Wie das konkret gehen kann, versuchte der dritte Teil „Transfer“ in Kleingruppenarbeit und plenarem Austausch zu ergründen. Wo gibt es Beispiele für gelebte franziskanische Spiritualität, welche Ideen und Projekte finden sich in den verschiedenen Gruppierungen? Der Studientag zeigte, wie das Miteinander einer bunten Mischung von Frauen und Männern aus den unterschiedlichen franziskanischen Zweigen in ihrer Fülle und Vielfalt eine Bereicherung darstellt.
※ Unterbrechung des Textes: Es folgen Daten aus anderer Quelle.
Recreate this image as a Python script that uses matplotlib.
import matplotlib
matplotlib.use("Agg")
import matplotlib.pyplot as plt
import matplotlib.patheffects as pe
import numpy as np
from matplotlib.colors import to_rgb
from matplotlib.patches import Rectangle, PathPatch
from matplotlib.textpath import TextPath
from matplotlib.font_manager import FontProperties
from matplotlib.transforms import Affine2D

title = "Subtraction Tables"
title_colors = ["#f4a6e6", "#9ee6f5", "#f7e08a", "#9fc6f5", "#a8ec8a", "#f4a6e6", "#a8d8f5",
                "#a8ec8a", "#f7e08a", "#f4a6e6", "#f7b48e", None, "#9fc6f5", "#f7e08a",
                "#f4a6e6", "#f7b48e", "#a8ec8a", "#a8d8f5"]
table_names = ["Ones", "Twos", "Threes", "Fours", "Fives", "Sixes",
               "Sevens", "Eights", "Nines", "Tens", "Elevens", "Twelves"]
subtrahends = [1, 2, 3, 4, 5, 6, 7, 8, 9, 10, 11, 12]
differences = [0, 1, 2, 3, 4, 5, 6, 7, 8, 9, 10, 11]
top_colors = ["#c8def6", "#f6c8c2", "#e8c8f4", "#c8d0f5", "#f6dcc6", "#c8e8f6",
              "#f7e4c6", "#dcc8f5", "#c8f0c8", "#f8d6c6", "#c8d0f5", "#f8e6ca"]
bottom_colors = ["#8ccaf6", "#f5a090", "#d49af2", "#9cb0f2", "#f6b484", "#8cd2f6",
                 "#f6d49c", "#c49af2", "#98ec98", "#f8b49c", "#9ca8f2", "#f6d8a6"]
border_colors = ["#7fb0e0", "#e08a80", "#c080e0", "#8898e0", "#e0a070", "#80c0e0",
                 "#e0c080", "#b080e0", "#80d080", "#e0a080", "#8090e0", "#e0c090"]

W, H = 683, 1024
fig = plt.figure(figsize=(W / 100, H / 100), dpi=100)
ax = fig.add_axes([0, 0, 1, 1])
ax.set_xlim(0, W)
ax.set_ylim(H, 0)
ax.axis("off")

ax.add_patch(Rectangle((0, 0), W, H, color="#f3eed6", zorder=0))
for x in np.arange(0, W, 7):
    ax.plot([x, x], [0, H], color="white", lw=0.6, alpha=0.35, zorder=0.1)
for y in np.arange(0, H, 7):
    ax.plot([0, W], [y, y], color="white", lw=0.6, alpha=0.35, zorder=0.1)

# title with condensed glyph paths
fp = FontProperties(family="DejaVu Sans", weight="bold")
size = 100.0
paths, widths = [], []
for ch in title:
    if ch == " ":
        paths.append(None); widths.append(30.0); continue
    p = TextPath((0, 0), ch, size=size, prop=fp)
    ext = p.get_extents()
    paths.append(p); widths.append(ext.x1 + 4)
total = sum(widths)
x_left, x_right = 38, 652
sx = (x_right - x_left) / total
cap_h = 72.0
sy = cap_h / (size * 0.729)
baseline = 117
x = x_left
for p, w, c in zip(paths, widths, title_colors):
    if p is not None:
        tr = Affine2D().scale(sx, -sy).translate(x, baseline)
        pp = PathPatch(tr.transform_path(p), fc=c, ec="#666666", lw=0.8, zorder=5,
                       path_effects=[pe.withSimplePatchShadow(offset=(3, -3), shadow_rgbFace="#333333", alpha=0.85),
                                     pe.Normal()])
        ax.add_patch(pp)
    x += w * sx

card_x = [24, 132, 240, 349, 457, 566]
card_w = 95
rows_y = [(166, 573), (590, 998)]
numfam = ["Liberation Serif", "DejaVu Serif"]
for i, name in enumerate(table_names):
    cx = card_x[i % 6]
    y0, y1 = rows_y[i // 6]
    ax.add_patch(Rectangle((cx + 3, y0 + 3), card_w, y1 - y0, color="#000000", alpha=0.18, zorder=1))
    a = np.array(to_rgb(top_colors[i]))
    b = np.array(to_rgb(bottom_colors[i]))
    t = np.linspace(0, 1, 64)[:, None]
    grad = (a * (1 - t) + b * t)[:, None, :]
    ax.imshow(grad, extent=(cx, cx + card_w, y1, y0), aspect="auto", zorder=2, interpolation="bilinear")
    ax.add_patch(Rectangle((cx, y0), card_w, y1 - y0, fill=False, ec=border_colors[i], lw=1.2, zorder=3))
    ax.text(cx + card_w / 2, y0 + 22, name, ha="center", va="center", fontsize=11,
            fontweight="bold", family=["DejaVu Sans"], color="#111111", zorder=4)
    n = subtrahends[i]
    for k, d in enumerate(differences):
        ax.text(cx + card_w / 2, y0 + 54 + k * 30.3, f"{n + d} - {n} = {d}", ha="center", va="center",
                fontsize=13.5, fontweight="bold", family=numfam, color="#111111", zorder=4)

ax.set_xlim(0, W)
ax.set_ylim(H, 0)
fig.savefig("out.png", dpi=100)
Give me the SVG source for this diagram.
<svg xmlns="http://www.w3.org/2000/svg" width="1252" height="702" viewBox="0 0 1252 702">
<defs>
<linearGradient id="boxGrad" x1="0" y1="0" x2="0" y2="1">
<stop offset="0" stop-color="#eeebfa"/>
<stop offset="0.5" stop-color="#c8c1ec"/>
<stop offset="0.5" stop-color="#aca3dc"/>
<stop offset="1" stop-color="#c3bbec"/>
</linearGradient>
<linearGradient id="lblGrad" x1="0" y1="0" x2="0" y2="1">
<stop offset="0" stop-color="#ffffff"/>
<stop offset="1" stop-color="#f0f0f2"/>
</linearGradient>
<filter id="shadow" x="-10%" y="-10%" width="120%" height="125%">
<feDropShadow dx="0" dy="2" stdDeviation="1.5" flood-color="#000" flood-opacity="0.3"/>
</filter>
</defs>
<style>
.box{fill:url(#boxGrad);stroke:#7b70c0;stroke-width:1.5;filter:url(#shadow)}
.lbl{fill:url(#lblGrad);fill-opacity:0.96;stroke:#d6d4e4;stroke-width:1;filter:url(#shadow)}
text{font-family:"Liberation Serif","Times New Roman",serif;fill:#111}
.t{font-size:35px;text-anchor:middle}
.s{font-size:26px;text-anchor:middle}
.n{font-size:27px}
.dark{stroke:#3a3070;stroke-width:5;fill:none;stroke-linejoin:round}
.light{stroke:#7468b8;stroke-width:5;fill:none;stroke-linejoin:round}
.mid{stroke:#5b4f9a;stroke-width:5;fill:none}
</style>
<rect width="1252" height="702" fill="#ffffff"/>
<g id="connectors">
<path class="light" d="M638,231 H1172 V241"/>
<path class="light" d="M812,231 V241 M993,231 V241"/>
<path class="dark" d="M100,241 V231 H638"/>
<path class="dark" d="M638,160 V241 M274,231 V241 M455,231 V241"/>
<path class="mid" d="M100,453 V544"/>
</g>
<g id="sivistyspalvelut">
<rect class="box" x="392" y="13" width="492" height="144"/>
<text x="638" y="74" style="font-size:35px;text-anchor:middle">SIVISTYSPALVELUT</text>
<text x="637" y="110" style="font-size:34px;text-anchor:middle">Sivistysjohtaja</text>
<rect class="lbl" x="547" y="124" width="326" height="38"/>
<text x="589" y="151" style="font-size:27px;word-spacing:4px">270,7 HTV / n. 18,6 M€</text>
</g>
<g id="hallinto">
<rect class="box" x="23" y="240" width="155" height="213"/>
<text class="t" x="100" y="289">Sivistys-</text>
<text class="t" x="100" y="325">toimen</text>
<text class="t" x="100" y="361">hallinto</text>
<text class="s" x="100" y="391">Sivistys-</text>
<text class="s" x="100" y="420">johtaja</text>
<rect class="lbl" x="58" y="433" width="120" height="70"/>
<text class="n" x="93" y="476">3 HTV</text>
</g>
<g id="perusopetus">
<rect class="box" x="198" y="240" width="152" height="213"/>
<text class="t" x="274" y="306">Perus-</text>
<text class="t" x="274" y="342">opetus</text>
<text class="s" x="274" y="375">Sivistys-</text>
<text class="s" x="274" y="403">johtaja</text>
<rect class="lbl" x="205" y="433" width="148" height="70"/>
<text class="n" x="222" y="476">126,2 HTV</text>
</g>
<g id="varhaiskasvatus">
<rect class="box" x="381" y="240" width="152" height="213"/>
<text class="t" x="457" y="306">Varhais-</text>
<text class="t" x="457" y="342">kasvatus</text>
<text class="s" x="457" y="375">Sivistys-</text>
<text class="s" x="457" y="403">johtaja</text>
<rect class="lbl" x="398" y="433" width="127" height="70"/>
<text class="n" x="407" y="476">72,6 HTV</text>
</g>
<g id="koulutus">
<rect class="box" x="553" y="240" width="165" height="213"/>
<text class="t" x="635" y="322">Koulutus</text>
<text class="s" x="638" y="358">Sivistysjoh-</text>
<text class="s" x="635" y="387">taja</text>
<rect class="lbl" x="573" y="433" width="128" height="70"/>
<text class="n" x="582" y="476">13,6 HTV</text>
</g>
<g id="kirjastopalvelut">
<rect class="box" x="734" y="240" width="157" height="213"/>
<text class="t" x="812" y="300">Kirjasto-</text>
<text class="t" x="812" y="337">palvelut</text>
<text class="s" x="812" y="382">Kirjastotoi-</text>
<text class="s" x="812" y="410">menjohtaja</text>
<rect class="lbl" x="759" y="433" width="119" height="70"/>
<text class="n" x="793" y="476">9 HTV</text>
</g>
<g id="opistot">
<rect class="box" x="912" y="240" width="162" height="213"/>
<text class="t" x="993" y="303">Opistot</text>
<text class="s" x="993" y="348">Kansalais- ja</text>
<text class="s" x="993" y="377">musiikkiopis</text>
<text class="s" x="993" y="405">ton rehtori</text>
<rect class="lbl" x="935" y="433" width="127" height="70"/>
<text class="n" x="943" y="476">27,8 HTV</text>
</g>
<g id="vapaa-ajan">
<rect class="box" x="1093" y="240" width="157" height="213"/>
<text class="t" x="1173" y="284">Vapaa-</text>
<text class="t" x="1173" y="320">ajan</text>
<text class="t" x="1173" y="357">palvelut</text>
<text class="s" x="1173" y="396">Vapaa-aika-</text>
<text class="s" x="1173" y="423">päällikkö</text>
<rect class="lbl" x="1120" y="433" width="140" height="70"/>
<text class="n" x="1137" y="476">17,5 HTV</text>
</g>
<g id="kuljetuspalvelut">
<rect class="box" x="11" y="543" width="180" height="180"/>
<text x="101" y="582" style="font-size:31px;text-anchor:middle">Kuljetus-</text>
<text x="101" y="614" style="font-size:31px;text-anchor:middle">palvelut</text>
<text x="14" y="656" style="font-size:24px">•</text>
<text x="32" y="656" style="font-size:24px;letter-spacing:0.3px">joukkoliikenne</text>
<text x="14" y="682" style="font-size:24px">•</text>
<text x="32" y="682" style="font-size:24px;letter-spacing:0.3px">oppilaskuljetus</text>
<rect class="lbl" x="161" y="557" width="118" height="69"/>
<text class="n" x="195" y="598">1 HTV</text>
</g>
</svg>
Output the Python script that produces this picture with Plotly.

Es wäre wünschenswert, wenn der geschwisterliche Austausch auf Augenhöhe in ähnlichen Veranstaltungsformaten und konkreten Begegnungen weiter gepflegt und vertieft werden kann. Als noch vergleichsweise junge Bewegung darf Vivere gerne Stachel im Fleisch der alteingesessenen (Ordens)Gemeinschaften sein, um gemeinsam für Leben und Lebendigkeit aus der Kraft des Evangeliums einzustehen!